Coming back has not looked like I thought it would.
There was no moment where everything snapped into place and I picked up exactly where I left off. It has been slower than that, more deliberate, and more uncertain. My lungs are only now beginning to feel like they belong to me again. Even then, there are limits. Distances that used to be automatic are now decisions. Elevation is something I have to think about. I pay attention in a way that is less casual and more necessary.
The first time back on a trail felt tentative. Not dramatic, but real. Every step was measured, not out of fear exactly, but out of awareness. The ground mattered. The incline mattered. The distance back to the car mattered. The simple act of being there carried a weight it never had when it was easy.

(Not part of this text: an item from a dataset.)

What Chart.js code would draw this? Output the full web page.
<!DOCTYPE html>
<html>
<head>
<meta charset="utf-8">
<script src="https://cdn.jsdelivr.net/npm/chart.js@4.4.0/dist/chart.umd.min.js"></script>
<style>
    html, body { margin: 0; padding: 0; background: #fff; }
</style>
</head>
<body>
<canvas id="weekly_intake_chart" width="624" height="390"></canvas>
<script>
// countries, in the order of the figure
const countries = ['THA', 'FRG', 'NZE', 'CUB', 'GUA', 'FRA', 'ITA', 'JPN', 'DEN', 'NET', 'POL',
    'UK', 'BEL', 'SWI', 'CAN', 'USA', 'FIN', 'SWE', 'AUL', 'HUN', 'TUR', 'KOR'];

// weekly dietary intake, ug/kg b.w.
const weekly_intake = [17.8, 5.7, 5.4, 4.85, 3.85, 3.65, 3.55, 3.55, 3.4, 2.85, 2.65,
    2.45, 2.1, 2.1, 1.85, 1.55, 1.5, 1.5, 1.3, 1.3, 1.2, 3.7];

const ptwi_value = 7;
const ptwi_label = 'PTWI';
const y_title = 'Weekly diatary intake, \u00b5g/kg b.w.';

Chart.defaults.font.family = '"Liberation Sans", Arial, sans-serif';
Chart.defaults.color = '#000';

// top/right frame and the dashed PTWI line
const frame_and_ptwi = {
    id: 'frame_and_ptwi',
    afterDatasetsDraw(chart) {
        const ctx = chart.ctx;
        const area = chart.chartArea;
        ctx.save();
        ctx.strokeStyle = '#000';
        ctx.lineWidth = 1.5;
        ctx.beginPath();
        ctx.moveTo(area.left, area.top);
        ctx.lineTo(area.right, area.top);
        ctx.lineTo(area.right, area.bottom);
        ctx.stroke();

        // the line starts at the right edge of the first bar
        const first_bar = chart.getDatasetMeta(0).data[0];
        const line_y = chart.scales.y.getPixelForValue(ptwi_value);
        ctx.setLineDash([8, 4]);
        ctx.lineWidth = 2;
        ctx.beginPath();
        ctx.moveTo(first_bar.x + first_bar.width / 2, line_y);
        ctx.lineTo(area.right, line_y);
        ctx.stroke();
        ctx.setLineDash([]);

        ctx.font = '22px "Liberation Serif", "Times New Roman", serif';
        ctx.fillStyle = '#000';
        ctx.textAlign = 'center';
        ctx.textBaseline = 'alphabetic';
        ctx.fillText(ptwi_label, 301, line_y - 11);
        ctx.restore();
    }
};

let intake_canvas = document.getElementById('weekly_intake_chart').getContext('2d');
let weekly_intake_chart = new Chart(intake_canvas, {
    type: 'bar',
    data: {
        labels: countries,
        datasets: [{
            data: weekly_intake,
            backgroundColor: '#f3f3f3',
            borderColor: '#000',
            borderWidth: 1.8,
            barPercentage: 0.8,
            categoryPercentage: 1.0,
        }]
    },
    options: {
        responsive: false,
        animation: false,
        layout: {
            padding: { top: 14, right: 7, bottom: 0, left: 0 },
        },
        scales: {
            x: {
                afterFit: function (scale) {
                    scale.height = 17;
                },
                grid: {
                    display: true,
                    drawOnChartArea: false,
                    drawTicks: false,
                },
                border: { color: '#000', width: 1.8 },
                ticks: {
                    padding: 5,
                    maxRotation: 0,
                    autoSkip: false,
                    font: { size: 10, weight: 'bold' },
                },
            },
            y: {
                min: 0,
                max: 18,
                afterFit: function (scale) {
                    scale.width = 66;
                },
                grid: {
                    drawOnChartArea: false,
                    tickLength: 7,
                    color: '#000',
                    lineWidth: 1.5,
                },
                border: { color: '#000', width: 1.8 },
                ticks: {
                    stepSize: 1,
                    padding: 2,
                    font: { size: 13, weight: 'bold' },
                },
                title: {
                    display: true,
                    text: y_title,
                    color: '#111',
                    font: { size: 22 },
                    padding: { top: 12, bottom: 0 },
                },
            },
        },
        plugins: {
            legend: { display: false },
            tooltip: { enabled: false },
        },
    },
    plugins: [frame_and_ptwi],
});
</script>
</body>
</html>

And then something shifted. Small at first. A pause I hadn’t planned. A line of light through the cottonwoods that made me stop and reach for the camera before I had even thought about it. The same pull I had always felt toward the edges of things.
The same patterns began to reassert themselves. The way my attention moves when I am outside. The instinct to pause, to look more closely, to follow a line of shadow or a break in the terrain that suggests something just out of view. The recognition that I was never really hiking to complete trails. I was hiking to step off them.
That instinct is still there.
If anything, it is clearer now. More intentional. I do not move as quickly, and I do not go as far, but I see more. The details feel sharper. The time spent in a place feels fuller, less rushed, less driven by the idea of covering ground. There is a kind of patience that comes from having had to wait, from having had to rebuild something that once felt automatic.
New Mexico makes that return possible in ways that feel almost like a kind of grace. The light does not just fall. It lingers. It shifts slowly across rock and sand and leaves, changing everything without ever feeling abrupt. In the bosque, the river moves the way it always has, steady and indifferent to whether or not I was there to see it. In the foothills, the trails wind through terrain that looks sparse at first glance and then reveals itself in layers if you give it time. I am out there again with the camera, not looking to finish anything, just looking.